By Heidi Lewis
Praise the salsa and pass some please! Salsa, as in a combination of chilies, spices, and fruits such as tomatoes, tomatillos, or mangos has graced tables across The Americas since the time of the Incas and the Aztecs. Food market analysts report that salsa has surpassed ketchup in the modern North American grocery cart. But those numbers don’t even count the fresh salsa being made at home. Salsa comes in unlimited variations. It makes everything from tortilla chips and eggs to meat and fish taste better. Plus, its great to say, as discussed in a Seinfeld episode:
GEORGE: "Salsa is now the number one condiment in America."
JERRY: "You know why?
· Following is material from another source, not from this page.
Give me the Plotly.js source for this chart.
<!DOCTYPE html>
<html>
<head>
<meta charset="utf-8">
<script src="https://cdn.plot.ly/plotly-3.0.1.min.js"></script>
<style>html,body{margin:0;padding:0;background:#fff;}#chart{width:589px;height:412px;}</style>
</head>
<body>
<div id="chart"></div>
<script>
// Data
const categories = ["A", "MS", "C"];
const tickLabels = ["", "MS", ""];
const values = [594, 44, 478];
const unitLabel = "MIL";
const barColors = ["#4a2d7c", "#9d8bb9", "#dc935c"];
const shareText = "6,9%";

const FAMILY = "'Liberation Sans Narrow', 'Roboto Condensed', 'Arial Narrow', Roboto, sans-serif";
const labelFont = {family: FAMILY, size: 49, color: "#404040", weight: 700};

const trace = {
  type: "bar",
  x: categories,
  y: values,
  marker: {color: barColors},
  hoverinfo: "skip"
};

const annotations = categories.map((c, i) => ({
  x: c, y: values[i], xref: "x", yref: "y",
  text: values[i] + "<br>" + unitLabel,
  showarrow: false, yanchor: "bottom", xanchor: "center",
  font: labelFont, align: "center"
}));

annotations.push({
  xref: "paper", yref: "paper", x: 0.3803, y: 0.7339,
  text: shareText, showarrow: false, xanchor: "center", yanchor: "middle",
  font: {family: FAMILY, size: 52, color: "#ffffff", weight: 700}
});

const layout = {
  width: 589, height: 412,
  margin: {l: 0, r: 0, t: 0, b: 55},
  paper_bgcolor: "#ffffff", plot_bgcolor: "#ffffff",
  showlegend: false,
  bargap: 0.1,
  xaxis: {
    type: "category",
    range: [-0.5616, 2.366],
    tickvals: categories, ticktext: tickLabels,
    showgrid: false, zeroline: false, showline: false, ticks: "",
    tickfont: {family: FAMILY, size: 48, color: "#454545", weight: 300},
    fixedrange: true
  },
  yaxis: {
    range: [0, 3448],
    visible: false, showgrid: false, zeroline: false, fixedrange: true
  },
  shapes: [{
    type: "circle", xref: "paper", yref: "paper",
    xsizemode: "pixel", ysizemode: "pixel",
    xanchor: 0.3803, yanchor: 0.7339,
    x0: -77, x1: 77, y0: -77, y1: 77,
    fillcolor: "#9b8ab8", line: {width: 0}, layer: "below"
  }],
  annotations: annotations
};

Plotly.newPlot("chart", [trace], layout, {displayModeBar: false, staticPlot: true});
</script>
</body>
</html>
Because people like to say salsa. "Excuse me, do you have any salsa?" "We need more salsa." "Where is the salsa? No salsa?"
Tomatilos are the main contributor to green salsa, or Salsa Verde. Tomatillos, aka Mexican Husk Tomatoes. These little gems look gift wrapped in their signature husks. Tomatillos have been a part of South American cuisines since the Aztecs cultivated the veggie around 800 BC. The Aztec root word for tomato and tomatillo was tomati meaning "round and plump."
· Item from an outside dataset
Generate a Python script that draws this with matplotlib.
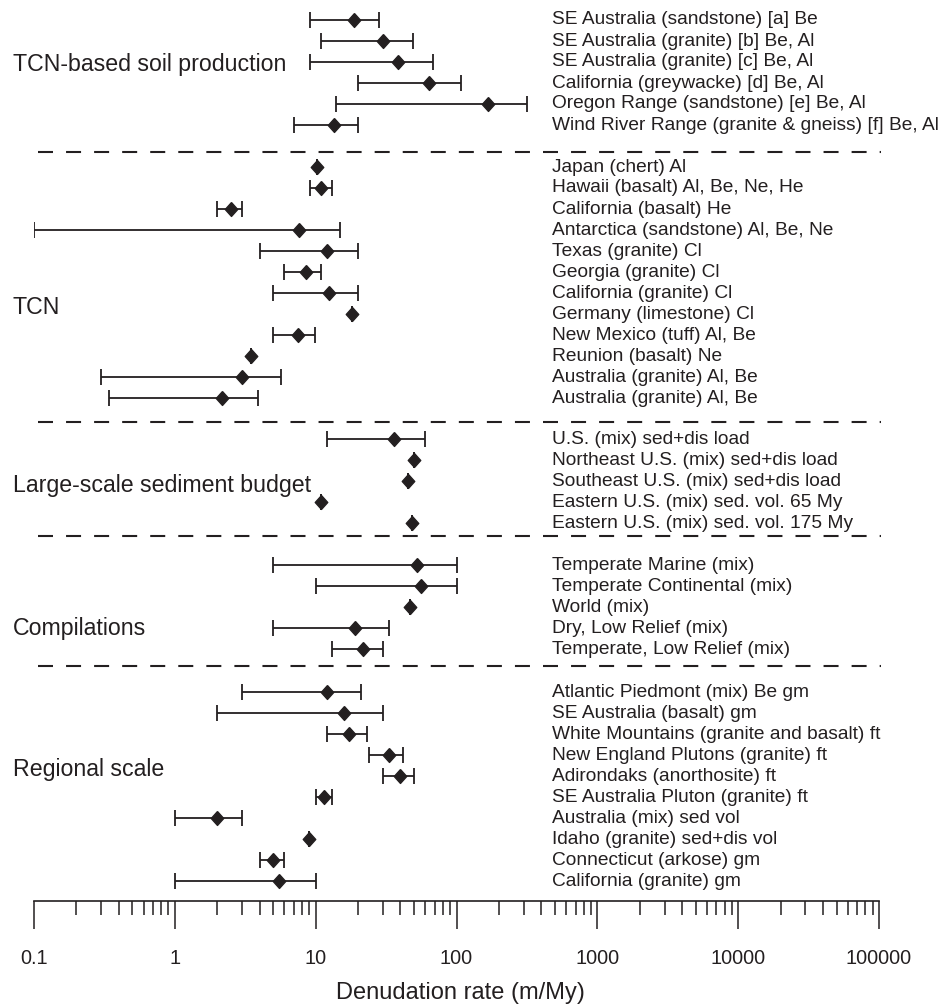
import matplotlib.pyplot as plt
from matplotlib.ticker import LogLocator, NullFormatter

plt.rcParams["font.family"] = ["Liberation Sans", "DejaVu Sans"]
plt.rcParams["lines.scale_dashes"] = False

INK = "#231f20"

# ---- data: (label, best, low, high) per group, in m/My ----
soil_labels = [
    "SE Australia (sandstone) [a] Be",
    "SE Australia (granite) [b] Be, Al",
    "SE Australia (granite) [c] Be, Al",
    "California (greywacke) [d] Be, Al",
    "Oregon Range (sandstone) [e] Be, Al",
    "Wind River Range (granite & gneiss) [f] Be, Al",
]
soil_rate = [18.7, 30, 38.6, 64, 168, 13.5]
soil_low = [9.1, 11, 9.1, 20, 14, 7]
soil_high = [28, 49, 68, 107, 318, 20]

tcn_labels = [
    "Japan (chert) Al",
    "Hawaii (basalt) Al, Be, Ne, He",
    "California (basalt) He",
    "Antarctica (sandstone) Al, Be, Ne",
    "Texas (granite) Cl",
    "Georgia (granite) Cl",
    "California (granite) Cl",
    "Germany (limestone) Cl",
    "New Mexico (tuff) Al, Be",
    "Reunion (basalt) Ne",
    "Australia (granite) Al, Be",
    "Australia (granite) Al, Be",
]
tcn_rate = [10.2, 10.9, 2.5, 7.6, 12.1, 8.5, 12.5, 18, 7.5, 3.5, 3.0, 2.15]
tcn_low = [10.2, 9.1, 2.0, 0.1, 4.0, 6.0, 5.0, 18, 5.0, 3.5, 0.3, 0.34]
tcn_high = [10.2, 13, 3.0, 15, 20, 11, 20, 18, 9.9, 3.5, 5.7, 3.9]

budget_labels = [
    "U.S. (mix) sed+dis load",
    "Northeast U.S. (mix) sed+dis load",
    "Southeast U.S. (mix) sed+dis load",
    "Eastern U.S. (mix) sed. vol. 65 My",
    "Eastern U.S. (mix) sed. vol. 175 My",
]
budget_rate = [36, 50, 45, 11, 48]
budget_low = [12, 50, 45, 11, 48]
budget_high = [60, 50, 45, 11, 48]

comp_labels = [
    "Temperate Marine (mix)",
    "Temperate Continental (mix)",
    "World (mix)",
    "Dry, Low Relief (mix)",
    "Temperate, Low Relief (mix)",
]
comp_rate = [52, 56, 47, 19, 21.6]
comp_low = [5, 10, 47, 5, 13]
comp_high = [100, 100, 47, 33, 30]

regional_labels = [
    "Atlantic Piedmont (mix) Be gm",
    "SE Australia (basalt) gm",
    "White Mountains (granite and basalt) ft",
    "New England Plutons (granite) ft",
    "Adirondaks (anorthosite) ft",
    "SE Australia Pluton (granite) ft",
    "Australia (mix) sed vol",
    "Idaho (granite) sed+dis vol",
    "Connecticut (arkose) gm",
    "California (granite) gm",
]
regional_rate = [12.1, 16, 17.3, 33, 40, 11.5, 2.0, 9.0, 5.0, 5.5]
regional_low = [3, 2, 12, 24, 30, 10, 1, 9.0, 4, 1]
regional_high = [21, 30, 23, 42, 50, 13, 3, 9.0, 6, 10]

group_names = ["TCN-based soil production", "TCN", "Large-scale sediment budget",
               "Compilations", "Regional scale"]
groups = [
    (soil_labels, soil_rate, soil_low, soil_high),
    (tcn_labels, tcn_rate, tcn_low, tcn_high),
    (budget_labels, budget_rate, budget_low, budget_high),
    (comp_labels, comp_rate, comp_low, comp_high),
    (regional_labels, regional_rate, regional_low, regional_high),
]
tick_values = [0.1, 1, 10, 100, 1000, 10000, 100000]
tick_labels = ["0.1", "1", "10", "100", "1000", "10000", "100000"]

# ---- layout (pixel rows from the top of the figure) ----
ROW = 21
first_row = [20, 167, 439, 565, 692]
group_label_y = [65, 307, 485, 628, 769]
divider_y = [152, 422, 536, 666]

fig = plt.figure(figsize=(9.46, 10.05), dpi=100)
ax = fig.add_axes([34 / 946, 1 - 901 / 1005, 845 / 946, 901 / 1005])
ax.set_xscale("log")
ax.set_xlim(0.1, 100000)
ax.set_ylim(901, 0)

diamond = [(0, 1), (0.9, 0), (0, -1), (-0.9, 0), (0, 1)]
ty = ax.get_yaxis_transform()

for (labels, rate, low, high), y0, name, gy in zip(groups, first_row, group_names, group_label_y):
    ys = [y0 + i * ROW for i in range(len(labels))]
    err = [[r - lo for r, lo in zip(rate, low)], [hi - r for r, hi in zip(rate, high)]]
    ax.errorbar(rate, ys, xerr=err, fmt="none", ecolor=INK, elinewidth=1.3,
                capsize=6, capthick=1.3, zorder=2)
    ax.plot(rate, ys, linestyle="none", marker=diamond, markersize=10,
            color=INK, zorder=3)
    for y, lab in zip(ys, labels):
        ax.text(0.613, y, lab, transform=ty, fontsize=13.8, color=INK,
                ha="left", va="center", clip_on=False)
    ax.text(-0.0249, gy, name, transform=ty, fontsize=16.7, color=INK,
            ha="left", va="center", clip_on=False)

for y in divider_y:
    ax.plot([0.0047, 1.0024], [y, y], transform=ty, color=INK, lw=1.5,
            dashes=(10.8, 9.4), clip_on=False, dash_capstyle="butt")

for side in ["top", "left", "right"]:
    ax.spines[side].set_visible(False)
ax.spines["bottom"].set_linewidth(1.2)
ax.spines["bottom"].set_color(INK)
ax.set_yticks([])

ax.set_xticks(tick_values, tick_labels)
ax.xaxis.set_minor_locator(LogLocator(base=10, subs=range(2, 10), numticks=20))
ax.xaxis.set_minor_formatter(NullFormatter())
ax.tick_params(axis="x", which="major", direction="out", length=20, width=1.1,
               pad=14.5, labelsize=14.3, colors=INK)
ax.tick_params(axis="x", which="minor", direction="out", length=10, width=1.1,
               colors=INK)

fig.text(460 / 946, 12 / 1005, "Denudation rate (m/My)", fontsize=17, color=INK,
         ha="center", va="center")

fig.savefig("out.png", dpi=100)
This heirloom has gradually made its way North and is now grown locally.
In the Red Light-Green Light game at the condiment table, Salsa Verde is often the milder one, but it can also be made piquant with hot chilies.
Roasted tomatillos add a lot of body and flavor to sauces, sautés, and stews. Since tomatillos’ flavor leans toward the fruity side, it pares well with lime or lemon tastes. One little tomatillo is only 11 calories, yet contains 91 mg of Potassium, 4mg Vitamin C, and is high in Calcium and Folic Acid. ¿Que bueno, no?